The older customer base here has colorful characters who, in themselves, evoke feelings of old England. With long beards, suspenders, and funny hats, some would look at home in the background of a Harry Potter film. Everyone is friendly, and Joe will be happy to introduce you to the regulars by name. Be warned though--some of the boozier ones might ask your name a few times over the course of an hour, but never with a decrease in genuine interest. It’s probably fair to say that my stumbling upon White Horse wasn’t the first stumbling that’s occurred here.
“Everything is designed for the drunks,” the owner admitted to me with a chuckle. This side show of a supporting cast can come in handy when you’re trying to avoid the spotlight. A constant stream of jazz radio plays throughout the bar, lending a jovial soundtrack.
One of the last remaining beer and wine bars in Seattle, White Horse serves only cask ale on tap. (It's also cash only, so come prepared.) There’s a rotating menu of two types of beer (one dark and one light, often both from London), two types of red wine, and two types of white. While the rotation can produce enticing varieties like local rhubarb wine, some customers just keep coming back for the Old Cock. Joe keeps a jug of Old Cock English burgundy wine in the fridge, delighting a few patrons who drink it almost exclusively.
The tiny venue was home to a cigar bar in the 80’s and 90’s. A faint smell of oaky tobacco still sticks in the air, but it’s subtle and seems fitting for an English tavern. Because of its rugged appearance, it might resemble a dive bar at first glance, but it’s as much a traditional English ale house as anything you’ll find outside of London. Come in for the cask ale, and stay for the Old Cock.

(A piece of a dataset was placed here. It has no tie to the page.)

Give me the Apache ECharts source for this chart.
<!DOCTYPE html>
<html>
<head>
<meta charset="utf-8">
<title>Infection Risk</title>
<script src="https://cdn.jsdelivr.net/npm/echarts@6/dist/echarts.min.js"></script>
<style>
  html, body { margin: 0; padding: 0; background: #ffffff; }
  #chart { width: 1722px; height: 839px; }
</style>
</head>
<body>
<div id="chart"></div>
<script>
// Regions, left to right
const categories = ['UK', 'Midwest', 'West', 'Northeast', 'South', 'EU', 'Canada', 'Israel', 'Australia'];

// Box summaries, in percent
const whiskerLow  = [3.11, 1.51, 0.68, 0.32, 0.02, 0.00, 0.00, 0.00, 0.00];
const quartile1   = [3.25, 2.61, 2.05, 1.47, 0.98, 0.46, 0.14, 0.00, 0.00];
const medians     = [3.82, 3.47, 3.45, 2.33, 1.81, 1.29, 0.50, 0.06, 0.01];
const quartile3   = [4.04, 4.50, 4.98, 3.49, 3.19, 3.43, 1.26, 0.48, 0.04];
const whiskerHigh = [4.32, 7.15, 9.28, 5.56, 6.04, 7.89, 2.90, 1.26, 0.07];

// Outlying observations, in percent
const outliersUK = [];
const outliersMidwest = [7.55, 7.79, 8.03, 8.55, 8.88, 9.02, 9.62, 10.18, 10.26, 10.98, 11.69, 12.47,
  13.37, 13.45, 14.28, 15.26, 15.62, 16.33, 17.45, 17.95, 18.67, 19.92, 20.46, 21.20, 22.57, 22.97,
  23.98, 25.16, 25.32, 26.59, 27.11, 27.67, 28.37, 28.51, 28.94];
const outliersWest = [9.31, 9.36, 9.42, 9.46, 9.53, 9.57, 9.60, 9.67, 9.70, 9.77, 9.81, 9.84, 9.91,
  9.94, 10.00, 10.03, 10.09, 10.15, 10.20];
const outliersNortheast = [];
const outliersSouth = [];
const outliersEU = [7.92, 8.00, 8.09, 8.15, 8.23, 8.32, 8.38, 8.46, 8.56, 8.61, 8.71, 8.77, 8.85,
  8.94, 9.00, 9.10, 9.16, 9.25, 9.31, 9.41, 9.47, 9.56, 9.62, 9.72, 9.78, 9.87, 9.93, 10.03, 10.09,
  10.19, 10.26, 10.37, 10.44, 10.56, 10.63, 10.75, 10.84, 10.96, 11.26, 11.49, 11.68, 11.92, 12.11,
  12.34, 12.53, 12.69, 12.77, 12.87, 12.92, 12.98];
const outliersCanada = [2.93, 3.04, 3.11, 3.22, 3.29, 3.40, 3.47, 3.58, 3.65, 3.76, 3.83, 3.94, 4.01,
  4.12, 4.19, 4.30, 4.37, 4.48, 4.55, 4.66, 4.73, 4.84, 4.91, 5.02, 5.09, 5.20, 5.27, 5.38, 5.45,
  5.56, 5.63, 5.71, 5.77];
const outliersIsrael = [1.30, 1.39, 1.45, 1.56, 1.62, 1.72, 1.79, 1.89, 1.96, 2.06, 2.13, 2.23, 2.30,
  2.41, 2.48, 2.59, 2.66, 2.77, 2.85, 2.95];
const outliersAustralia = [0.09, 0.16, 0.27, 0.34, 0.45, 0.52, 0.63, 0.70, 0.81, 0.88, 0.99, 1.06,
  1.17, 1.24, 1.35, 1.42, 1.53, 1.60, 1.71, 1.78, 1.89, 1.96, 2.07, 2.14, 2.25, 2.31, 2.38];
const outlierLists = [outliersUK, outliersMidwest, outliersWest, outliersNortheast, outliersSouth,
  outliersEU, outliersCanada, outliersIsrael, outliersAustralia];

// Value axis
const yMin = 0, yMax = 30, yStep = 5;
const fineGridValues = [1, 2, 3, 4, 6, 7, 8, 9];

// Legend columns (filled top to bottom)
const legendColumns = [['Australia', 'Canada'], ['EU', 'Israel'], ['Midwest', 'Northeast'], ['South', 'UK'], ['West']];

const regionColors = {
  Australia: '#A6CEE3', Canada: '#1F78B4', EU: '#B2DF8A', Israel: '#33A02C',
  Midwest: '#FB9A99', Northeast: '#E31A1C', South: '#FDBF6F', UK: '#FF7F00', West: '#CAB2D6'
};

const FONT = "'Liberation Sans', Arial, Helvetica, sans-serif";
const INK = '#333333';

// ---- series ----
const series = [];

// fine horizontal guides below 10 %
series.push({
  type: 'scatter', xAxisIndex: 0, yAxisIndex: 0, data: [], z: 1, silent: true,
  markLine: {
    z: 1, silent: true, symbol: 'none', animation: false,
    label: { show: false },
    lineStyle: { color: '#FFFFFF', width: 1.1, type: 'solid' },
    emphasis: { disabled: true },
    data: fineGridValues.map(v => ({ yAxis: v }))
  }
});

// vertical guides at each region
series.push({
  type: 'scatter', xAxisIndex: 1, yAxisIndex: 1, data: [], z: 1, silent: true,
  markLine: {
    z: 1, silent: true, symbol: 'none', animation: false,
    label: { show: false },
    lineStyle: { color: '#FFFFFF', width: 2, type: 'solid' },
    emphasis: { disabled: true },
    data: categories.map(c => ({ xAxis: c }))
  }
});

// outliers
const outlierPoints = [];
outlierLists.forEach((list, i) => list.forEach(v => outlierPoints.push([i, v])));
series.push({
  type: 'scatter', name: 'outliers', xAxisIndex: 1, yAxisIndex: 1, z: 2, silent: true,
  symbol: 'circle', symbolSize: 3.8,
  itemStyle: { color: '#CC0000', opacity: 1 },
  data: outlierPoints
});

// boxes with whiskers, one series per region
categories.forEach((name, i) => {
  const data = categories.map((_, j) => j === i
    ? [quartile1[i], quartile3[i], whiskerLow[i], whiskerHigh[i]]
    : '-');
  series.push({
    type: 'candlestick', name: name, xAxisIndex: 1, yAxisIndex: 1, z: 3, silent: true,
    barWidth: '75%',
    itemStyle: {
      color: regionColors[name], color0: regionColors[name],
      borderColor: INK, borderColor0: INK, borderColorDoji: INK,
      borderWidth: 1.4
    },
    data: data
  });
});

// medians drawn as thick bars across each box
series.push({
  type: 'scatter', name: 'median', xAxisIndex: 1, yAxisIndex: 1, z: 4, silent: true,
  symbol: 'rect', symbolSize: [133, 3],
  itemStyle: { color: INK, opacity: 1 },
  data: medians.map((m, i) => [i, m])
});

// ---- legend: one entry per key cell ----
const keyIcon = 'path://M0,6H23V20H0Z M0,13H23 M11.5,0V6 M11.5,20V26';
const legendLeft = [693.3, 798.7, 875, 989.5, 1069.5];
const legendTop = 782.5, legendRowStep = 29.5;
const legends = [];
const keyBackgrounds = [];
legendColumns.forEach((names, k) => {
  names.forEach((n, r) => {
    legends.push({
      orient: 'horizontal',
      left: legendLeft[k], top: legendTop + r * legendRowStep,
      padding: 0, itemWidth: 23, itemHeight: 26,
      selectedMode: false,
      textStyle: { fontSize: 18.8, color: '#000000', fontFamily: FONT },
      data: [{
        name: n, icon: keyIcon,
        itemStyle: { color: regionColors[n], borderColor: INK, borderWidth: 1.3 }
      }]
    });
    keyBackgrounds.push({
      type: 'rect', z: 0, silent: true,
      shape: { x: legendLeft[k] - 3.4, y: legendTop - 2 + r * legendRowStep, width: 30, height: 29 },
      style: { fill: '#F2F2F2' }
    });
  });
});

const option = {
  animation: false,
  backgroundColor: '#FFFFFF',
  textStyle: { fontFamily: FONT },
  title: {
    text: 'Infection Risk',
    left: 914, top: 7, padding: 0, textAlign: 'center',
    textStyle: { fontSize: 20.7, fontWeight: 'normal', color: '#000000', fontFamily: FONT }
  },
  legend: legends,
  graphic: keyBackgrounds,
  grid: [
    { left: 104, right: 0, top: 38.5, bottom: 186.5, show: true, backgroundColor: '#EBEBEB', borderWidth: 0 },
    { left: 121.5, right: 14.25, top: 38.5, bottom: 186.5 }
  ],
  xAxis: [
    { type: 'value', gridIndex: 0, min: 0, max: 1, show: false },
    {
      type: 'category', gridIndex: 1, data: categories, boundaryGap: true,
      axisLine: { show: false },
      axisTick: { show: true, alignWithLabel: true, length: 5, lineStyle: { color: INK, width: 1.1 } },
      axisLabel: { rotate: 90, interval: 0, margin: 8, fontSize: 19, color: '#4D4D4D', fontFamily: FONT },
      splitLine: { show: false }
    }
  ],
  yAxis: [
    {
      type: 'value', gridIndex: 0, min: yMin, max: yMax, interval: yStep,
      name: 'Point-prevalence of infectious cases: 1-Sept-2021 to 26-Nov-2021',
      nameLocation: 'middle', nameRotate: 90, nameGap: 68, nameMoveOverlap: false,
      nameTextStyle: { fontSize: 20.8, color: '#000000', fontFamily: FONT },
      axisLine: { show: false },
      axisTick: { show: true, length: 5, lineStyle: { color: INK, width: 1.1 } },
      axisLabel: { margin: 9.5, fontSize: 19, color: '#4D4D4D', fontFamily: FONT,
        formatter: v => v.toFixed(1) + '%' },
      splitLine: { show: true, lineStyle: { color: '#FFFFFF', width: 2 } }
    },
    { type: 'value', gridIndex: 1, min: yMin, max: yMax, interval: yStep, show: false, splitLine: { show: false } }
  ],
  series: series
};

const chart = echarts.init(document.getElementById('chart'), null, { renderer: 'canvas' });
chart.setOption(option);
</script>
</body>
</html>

The White Horse will make you feel so welcome and comfortable that you'll completely forget the monster you saw in the mirror this morning. There are no TV's in the bar to show examples of attractive people or suggest a baseline for hygiene, and the average customer looks like a retired longshoreman who wears a kilt from time to time. So, unless your date has a thing for Sean Connery post James Bond era, you’re unlikely to find any competing love interests here.